Today there is more available to help, inform, distract, or entertain us than ever before.

With an exhaustive list on any subject, we can listen to music by saying “Alexa play top 40 indie songs”, order food with our phones, listen to podcasts, watch UTube videos, and unlike our earlier selves watch live or streaming television over thousands of channels. Books are delivered via Amazon the next day someone recommends a title. And last but not least, we can engage with Social Media and connect virtually to people we know, don’t know, without them ever knowing.

We are told to Be Here Now (Echerd Tolle), Untether our Soul (Michael Singer), Embrace our Worries (Thich Nhat Hanh), and all of this is just what I’ve paid attention to this month. It can be overwhelming and exhausting at times.

So what do we listen to? Who should we pay attention to? Lately I’ve taken to believing that we are our own works in progress, projects we need to manage most efficiently for best outcomes. It’s important to pay attention to what helps us and avoid the pitfalls of leaning into distractions that don’t serve us. Unlike the farmer who works in a prescribed manner from sunrise to sundown, we who don’t work long hours have lots of free time to fill our days with activities that we define. And yes, this blog post presumes you have lots of free time. With this freedom one needs to do the hard work in order to stay on the rails so to speak. If we fail, depression and anxiety sit on the sidelines in wait. Attention must be paid to our own production for we reap what we sow. The noise around us must be managed for best results.

Efforts include how you start your day, like avoiding social media for the first 30 minutes, exercising your body and mind at a prescribed time of day, eating right, sleeping right, drinking less and getting fresh air. It’s akin to having a pet, but we are the pet and the owner. If we are not careful this work can bring us down with its futility, but if we are wise to it, we can embrace the effort with humor and diligence, acknowledging that there are days we fail to get all the elements right.

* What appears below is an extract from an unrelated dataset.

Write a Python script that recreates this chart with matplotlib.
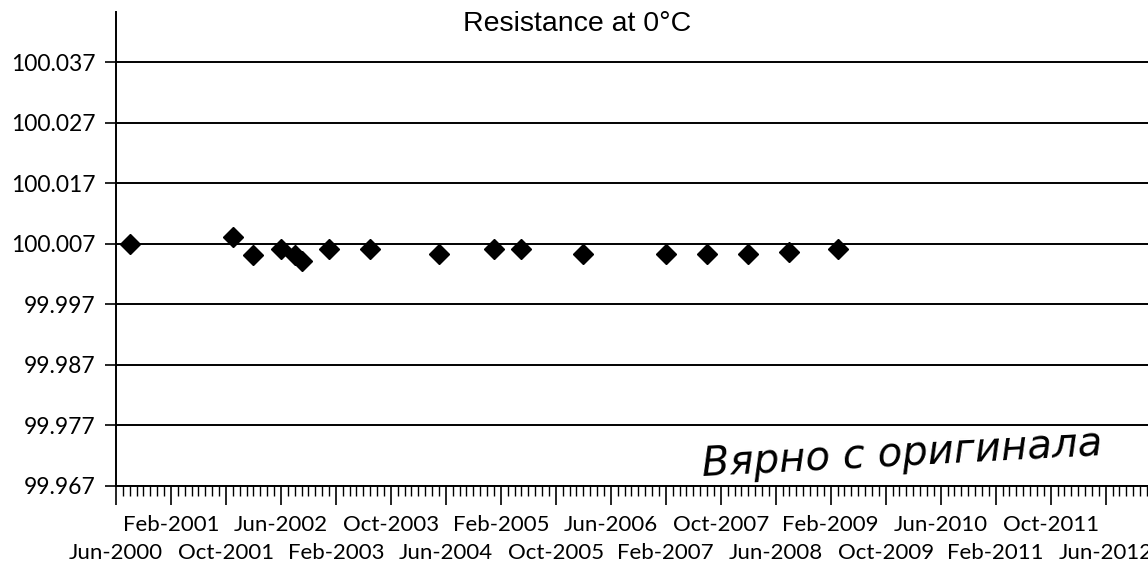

There is a diet for people who need to be accountable to themselves called, “Bite it Write it”. I’ve taken to writing down in my e-calendar many of the things I do each day, not what I eat, but aspects like exercise, socializing in person if possible and if not by phone/text, learning something, being entertained. These are the major recipe ingredients I need to be a happy sentient being. The accountability brings me satisfaction, like completing a work project each day.

A good day has many things checked off, but an even better day has nothing checked off as I’m in the flow of simply enjoying life without measure, the reward for all my previous efforts.